FIFA decided on Thursday that clubs can stop their players from participating in international matches until the end of the year depending on COVID-19 conditions in the countries to which they are traveling.
The announcement comes one week before the two opening rounds of South American World Cup qualifiers.
The council of soccer's governing body decided that clubs don't need to release players if they are expected to travel to countries that impose mandatory quarantine or self-isolation for at least five days upon arrival.
FIFA said that measure also applies if there are travel restrictions where the player is coming from or if local authorities do not grant a specific exemption.
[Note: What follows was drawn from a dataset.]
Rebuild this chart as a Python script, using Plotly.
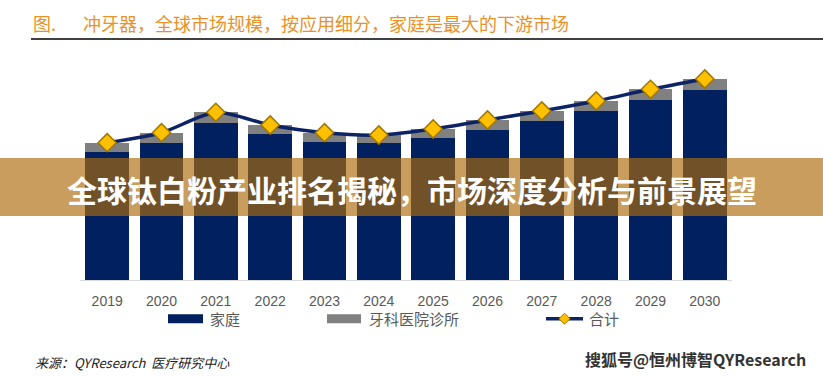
import plotly.graph_objects as go

# ---- data ----
years = ["2019", "2020", "2021", "2022", "2023", "2024",
         "2025", "2026", "2027", "2028", "2029", "2030"]
home = [1283, 1373, 1573, 1460, 1383, 1367, 1423, 1500, 1590, 1693, 1800, 1900]
dental = [90, 100, 104, 90, 90, 83, 87, 100, 100, 97, 107, 110]
total = [1373, 1473, 1677, 1550, 1473, 1450, 1510, 1600, 1690, 1790, 1907, 2010]
series_names = ["家庭", "牙科医院诊所", "合计"]
title_prefix = "图."
title_text = "冲牙器，全球市场规模，按应用细分，家庭是最大的下游市场"
banner_text = "全球钛白粉产业排名揭秘，市场深度分析与前景展望"
source_text = "来源：QYResearch  医疗研究中心"
watermark_text = "搜狐号@恒州博智QYResearch"

W, H = 823, 376
ML, MR, MT, MB = 80, 91, 50, 96
PW, PH = W - ML - MR, H - MT - MB
Y0 = MT + PH  # baseline pixel


def px(x):
    return (x - ML) / PW


def py(y):
    return (Y0 - y) / PH


NAVY = "#002060"
GRAY = "#808080"
GOLD = "#FFC000"
TXT = "#595959"
CJK = "Noto Sans CJK SC"

fig = go.Figure()
fig.add_trace(go.Bar(x=years, y=home, name=series_names[0],
                     marker=dict(color=NAVY, line=dict(width=0))))
fig.add_trace(go.Bar(x=years, y=dental, name=series_names[1],
                     marker=dict(color=GRAY, line=dict(width=0))))
fig.add_trace(go.Scatter(x=years, y=total, name=series_names[2],
                         mode="lines+markers",
                         line=dict(color="#0c2466", width=3.5, shape="spline", smoothing=0.7),
                         marker=dict(symbol="diamond", size=14, color=GOLD,
                                     line=dict(color="#a07800", width=1.5))))

shapes = []
annotations = []

# title and underline
annotations.append(dict(x=px(31), y=py(23), xref="paper", yref="paper", text=title_prefix,
                        showarrow=False, xanchor="left", yanchor="middle",
                        font=dict(family=CJK, size=18, color="#E8922A")))
annotations.append(dict(x=px(81), y=py(23), xref="paper", yref="paper", text=title_text,
                        showarrow=False, xanchor="left", yanchor="middle",
                        font=dict(family=CJK, size=18, color="#E8922A")))
shapes.append(dict(type="line", xref="paper", yref="paper", x0=px(31), x1=px(823),
                   y0=py(39), y1=py(39), line=dict(color="#000000", width=1.5)))

# custom legend
ly = 318.7
shapes.append(dict(type="rect", xref="paper", yref="paper", x0=px(168), x1=px(203),
                   y0=py(ly - 4.5), y1=py(ly + 4.5), fillcolor=NAVY, line=dict(width=0)))
annotations.append(dict(x=px(208), y=py(ly), xref="paper", yref="paper", text=series_names[0],
                        showarrow=False, xanchor="left", yanchor="middle",
                        font=dict(family=CJK, size=15, color=TXT)))
shapes.append(dict(type="rect", xref="paper", yref="paper", x0=px(327), x1=px(361),
                   y0=py(ly - 4.5), y1=py(ly + 4.5), fillcolor=GRAY, line=dict(width=0)))
annotations.append(dict(x=px(367), y=py(ly), xref="paper", yref="paper", text=series_names[1],
                        showarrow=False, xanchor="left", yanchor="middle",
                        font=dict(family=CJK, size=15, color=TXT)))
shapes.append(dict(type="line", xref="paper", yref="paper", x0=px(546), x1=px(583),
                   y0=py(ly), y1=py(ly), line=dict(color="#0c2466", width=3.5)))
cx, cy, r = 564.5, ly, 5.5
shapes.append(dict(type="path", xref="paper", yref="paper",
                   path=f"M {px(cx - r)},{py(cy)} L {px(cx)},{py(cy - r)} L {px(cx + r)},{py(cy)} L {px(cx)},{py(cy + r)} Z",
                   fillcolor=GOLD, line=dict(color="#a07800", width=1)))
annotations.append(dict(x=px(587), y=py(ly), xref="paper", yref="paper", text=series_names[2],
                        showarrow=False, xanchor="left", yanchor="middle",
                        font=dict(family=CJK, size=15, color=TXT)))

# source and watermark
annotations.append(dict(x=px(33), y=py(362), xref="paper", yref="paper", text=f"<i>{source_text}</i>",
                        showarrow=False, xanchor="left", yanchor="middle",
                        font=dict(family=CJK, size=13, color="#222222")))
annotations.append(dict(x=px(808), y=py(359), xref="paper", yref="paper", text=f"<b>{watermark_text}</b>",
                        showarrow=False, xanchor="right", yanchor="middle",
                        font=dict(family=CJK, size=16, color="#333333")))

# banner overlay
shapes.append(dict(type="rect", xref="paper", yref="paper", x0=px(0), x1=px(W),
                   y0=py(216), y1=py(158), layer="above",
                   fillcolor="rgba(172,106,10,0.66)", line=dict(width=0)))
annotations.append(dict(x=px(412), y=py(189), xref="paper", yref="paper", text=f"<b>{banner_text}</b>",
                        showarrow=False, xanchor="center", yanchor="middle",
                        font=dict(family=CJK, size=30, color="#ffffff")))

fig.update_layout(
    width=W, height=H,
    margin=dict(l=ML, r=MR, t=MT, b=MB, pad=0),
    barmode="stack", bargap=0.2,
    showlegend=False,
    plot_bgcolor="white", paper_bgcolor="white",
    shapes=shapes, annotations=annotations,
    xaxis=dict(type="category", range=[-0.5, 11.5], showgrid=False, showline=True,
               linecolor="#d9d9d9", linewidth=1, ticks="", ticklabelstandoff=8,
               tickfont=dict(family="Liberation Sans", size=14, color=TXT), fixedrange=True),
    yaxis=dict(range=[0, PH * 10], visible=False, showgrid=False, zeroline=False, fixedrange=True),
)

fig.write_html("out.html", config={"displayModeBar": False},
               post_script="document.body.style.margin='0';document.body.style.overflow='hidden';")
The decision is in line with another FIFA ruling from August when the temporary changes applied to the mandatory transfer of players to European national teams.
FIFA’s transfer regulations assert that clubs must release their players for official international matches. South American soccer's governing body CONMEBOL says local authorities have exempted all players coming from Europe — where many of them play — from quarantines or self-isolation.
Last week Major League Soccer, the top league in the United States, said it would not release its players for South American World Cup qualifiers. That decision affects Argentina, Paraguay, Uruguay and Venezuela's national teams.
The global soccer body said the decision “took into consideration the role the FIFA protocol will play in the mitigation of risks related to COVID-19 and in obtaining the required exemptions from authorities for sportspersons travelling internationally for the purpose of matches with their national teams.”
The opening rounds of South American World Cup qualifiers will be on Oct.8-9, and Oct. 13. Other rounds are to be scheduled before the end of the year.
South America is one of the regions hardest hit by the pandemic. Brazil accounts more than 140,000 deaths attributed to the coronavirus, second only to the United States. Argentina, Chile, Peru and Ecuador have also been hit hard by the pandemic.